→ **What to do**: Pictures stay out. Extract the lines below from the first one through the line with "var width = 1520, height = 993;", both included.

→ **Data block**:

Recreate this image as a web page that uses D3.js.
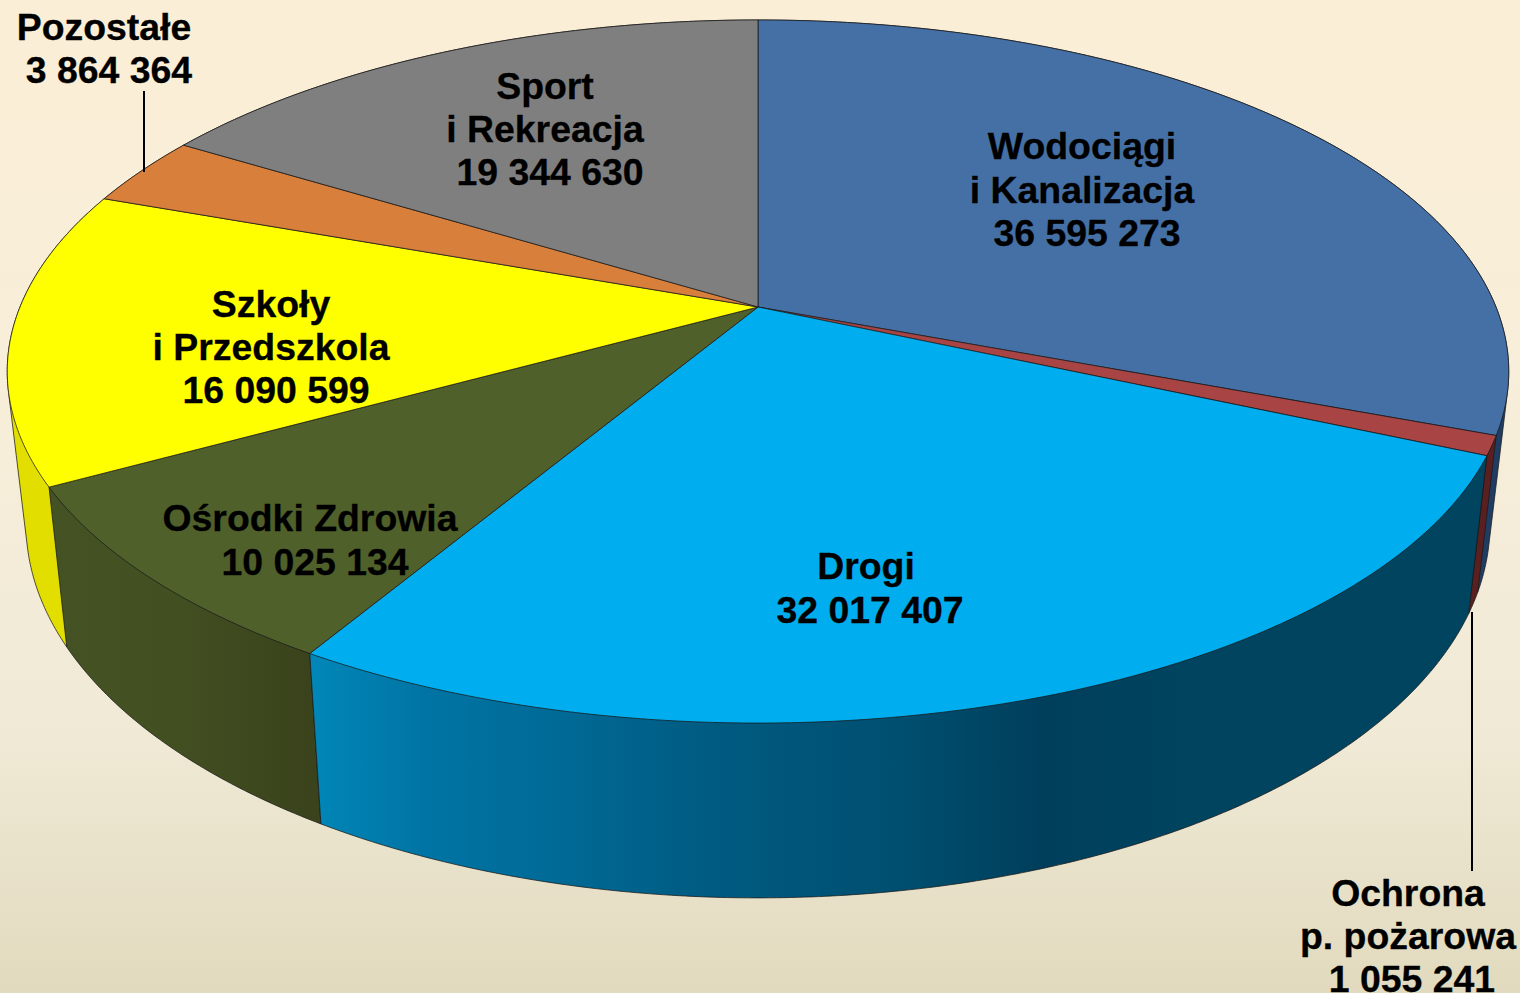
<!DOCTYPE html>
<html>
<head>
<meta charset="utf-8">
<script src="https://cdnjs.cloudflare.com/ajax/libs/d3/7.8.5/d3.min.js"></script>
<style>
    html, body { margin: 0; padding: 0; overflow: hidden; }
    text { font-family: "Liberation Sans", Arial, sans-serif; font-weight: bold; font-size: 37.4px; fill: #000; stroke: #000; stroke-width: 0.3px; text-anchor: middle; }
</style>
</head>
<body>
<div id="chart"></div>
<script>
// Slices, clockwise from the top of the disc
var categories = ["Wodociągi i Kanalizacja", "Ochrona p. pożarowa", "Drogi", "Ośrodki Zdrowia",
                  "Szkoły i Przedszkola", "Pozostałe", "Sport i Rekreacja"];
var values = [36595273, 1055241, 32017407, 10025134, 16090599, 3864364, 19344630];
var valueLabels = ["36 595 273", "1 055 241", "32 017 407", "10 025 134", "16 090 599", "3 864 364", "19 344 630"];
var nameLines = [["Wodociągi", "i Kanalizacja"], ["Ochrona", "p. pożarowa"], ["Drogi"], ["Ośrodki Zdrowia"],
                 ["Szkoły", "i Przedszkola"], ["Pozostałe"], ["Sport", "i Rekreacja"]];

var topColors = ["#4570A5", "#A84444", "#00AEEF", "#50602A", "#FFFF00", "#D97F3C", "#7F7F7F"];
var wallStops = [["#1F3D63", "#1F3D63"], ["#5A2020", "#5A2020"],
                 ["#0087B8", "#0074A4", "#006A96", "#005C83", "#004F70", "#003F5C", "#00445F", "#00445F"],
                 ["#445224", "#424F21", "#3A431C"],
                 ["#E2DE00", "#E2DE00"], ["#B06A30", "#B06A30"], ["#666666", "#666666"]];
var drogiOffsets = [0, 0.1, 0.21, 0.33, 0.5, 0.62, 0.75, 1];

var width = 1520, height = 993;

// perspective of the disc: k is the foreshortening along the depth axis
var cx = 758, cy = 307, a = 738, b = 339.7, k = 0.1835;

function project(t) {
    var X = Math.sin(t), Y = Math.cos(t), w = 1 + k * Y;
    return [cx + a * X / w, cy - b * Y / w];
}

// the underside of the disc, found by measuring the vertical edges
function under(p) {
    return [cx + 0.975 * (p[0] - cx), 1.0634 * p[1] + 129];
}

function arcPoints(t0, t1) {
    var n = Math.max(2, Math.ceil((t1 - t0) / 0.008));
    return d3.range(n + 1).map(function(i) { return project(t0 + (t1 - t0) * i / n); });
}

var svg = d3.select("#chart").append("svg")
    .attr("width", width)
    .attr("height", height)
    .style("display", "block");

var defs = svg.append("defs");

var bg = defs.append("linearGradient")
    .attr("id", "bg").attr("x1", 0).attr("y1", 0).attr("x2", 0).attr("y2", 1);
bg.append("stop").attr("offset", "0%").attr("stop-color", "#FBEED6");
bg.append("stop").attr("offset", "45%").attr("stop-color", "#F7EEDA");
bg.append("stop").attr("offset", "75%").attr("stop-color", "#EFE9D5");
bg.append("stop").attr("offset", "100%").attr("stop-color", "#E2DABE");

svg.append("rect").attr("width", width).attr("height", height).attr("fill", "url(#bg)");

var pie = d3.pie().sort(null).value(function(d) { return d; });
var arcs = pie(values);
var line = d3.line();

arcs.forEach(function(d, i) {
    d.index = i;
    d.rim = arcPoints(d.startAngle, d.endAngle);
    d.depth = Math.cos((d.startAngle + d.endAngle) / 2);
});

// Side wall colours run left to right across each slice
arcs.forEach(function(d, i) {
    var xs = d.rim.map(function(p) { return p[0]; });
    var g = defs.append("linearGradient")
        .attr("id", "wall" + i)
        .attr("gradientUnits", "userSpaceOnUse")
        .attr("x1", d3.min(xs)).attr("x2", d3.max(xs))
        .attr("y1", 0).attr("y2", 0);
    wallStops[i].forEach(function(c, j) {
        var off = i === 2 ? drogiOffsets[j] : j / (wallStops[i].length - 1);
        g.append("stop").attr("offset", off).attr("stop-color", c);
    });
});

// Side walls, far ones first. The hull closes the outline between top and underside at the silhouette.
svg.append("g").selectAll("path")
    .data(arcs.slice().sort(function(p, q) { return d3.descending(p.depth, q.depth); }))
    .join("path")
    .attr("d", function(d) {
        return line(d3.polygonHull(d.rim.concat(d.rim.map(under)))) + "Z";
    })
    .attr("fill", function(d) { return "url(#wall" + d.index + ")"; })
    .attr("stroke", "#1a1a1a")
    .attr("stroke-opacity", 0.75)
    .attr("stroke-width", 1);

// Top faces
svg.append("g").selectAll("path")
    .data(arcs)
    .join("path")
    .attr("d", function(d) { return line([[cx, cy]].concat(d.rim)) + "Z"; })
    .attr("fill", function(d, i) { return topColors[i]; })
    .attr("stroke", "#1a1a1a")
    .attr("stroke-opacity", 0.75)
    .attr("stroke-width", 1);

// Leader lines for the two small slices
var leaders = [[[144, 91], [144, 172]], [[1472, 612], [1472, 871]]];
svg.append("g").selectAll("path")
    .data(leaders)
    .join("path")
    .attr("d", line)
    .attr("fill", "none")
    .attr("stroke", "#000")
    .attr("stroke-width", 2);

// Labels: x of the name block, x of the value, baseline of the first line, line step
var labelLayout = [
    { x: 1082, vx: 1087, y: 159, dy: 43.5 },
    { x: 1408, vx: 1412, y: 906, dy: 43 },
    { x: 866, vx: 870, y: 579, dy: 44 },
    { x: 310, vx: 315, y: 531, dy: 44 },
    { x: 271, vx: 276, y: 317, dy: 43 },
    { x: 104, vx: 109, y: 40, dy: 43 },
    { x: 545, vx: 550, y: 99, dy: 43 }
];

var labels = svg.append("g").selectAll("text")
    .data(categories)
    .join("text")
    .attr("aria-label", function(d) { return d; });

labels.each(function(d, i) {
    var pos = labelLayout[i];
    var node = d3.select(this);
    nameLines[i].forEach(function(s, j) {
        node.append("tspan")
            .attr("x", pos.x)
            .attr("y", pos.y + j * pos.dy)
            .text(s);
    });
    node.append("tspan")
        .attr("x", pos.vx)
        .attr("y", pos.y + nameLines[i].length * pos.dy)
        .text(valueLabels[i]);
});
</script>
</body>
</html>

→ **Solved exercise**:
Recreate this image as a web page that uses D3.js.
<!DOCTYPE html>
<html>
<head>
<meta charset="utf-8">
<script src="https://cdnjs.cloudflare.com/ajax/libs/d3/7.8.5/d3.min.js"></script>
<style>
    html, body { margin: 0; padding: 0; overflow: hidden; }
    text { font-family: "Liberation Sans", Arial, sans-serif; font-weight: bold; font-size: 37.4px; fill: #000; stroke: #000; stroke-width: 0.3px; text-anchor: middle; }
</style>
</head>
<body>
<div id="chart"></div>
<script>
// Slices, clockwise from the top of the disc
var categories = ["Wodociągi i Kanalizacja", "Ochrona p. pożarowa", "Drogi", "Ośrodki Zdrowia",
                  "Szkoły i Przedszkola", "Pozostałe", "Sport i Rekreacja"];
var values = [36595273, 1055241, 32017407, 10025134, 16090599, 3864364, 19344630];
var valueLabels = ["36 595 273", "1 055 241", "32 017 407", "10 025 134", "16 090 599", "3 864 364", "19 344 630"];
var nameLines = [["Wodociągi", "i Kanalizacja"], ["Ochrona", "p. pożarowa"], ["Drogi"], ["Ośrodki Zdrowia"],
                 ["Szkoły", "i Przedszkola"], ["Pozostałe"], ["Sport", "i Rekreacja"]];

var topColors = ["#4570A5", "#A84444", "#00AEEF", "#50602A", "#FFFF00", "#D97F3C", "#7F7F7F"];
var wallStops = [["#1F3D63", "#1F3D63"], ["#5A2020", "#5A2020"],
                 ["#0087B8", "#0074A4", "#006A96", "#005C83", "#004F70", "#003F5C", "#00445F", "#00445F"],
                 ["#445224", "#424F21", "#3A431C"],
                 ["#E2DE00", "#E2DE00"], ["#B06A30", "#B06A30"], ["#666666", "#666666"]];
var drogiOffsets = [0, 0.1, 0.21, 0.33, 0.5, 0.62, 0.75, 1];

var width = 1520, height = 993;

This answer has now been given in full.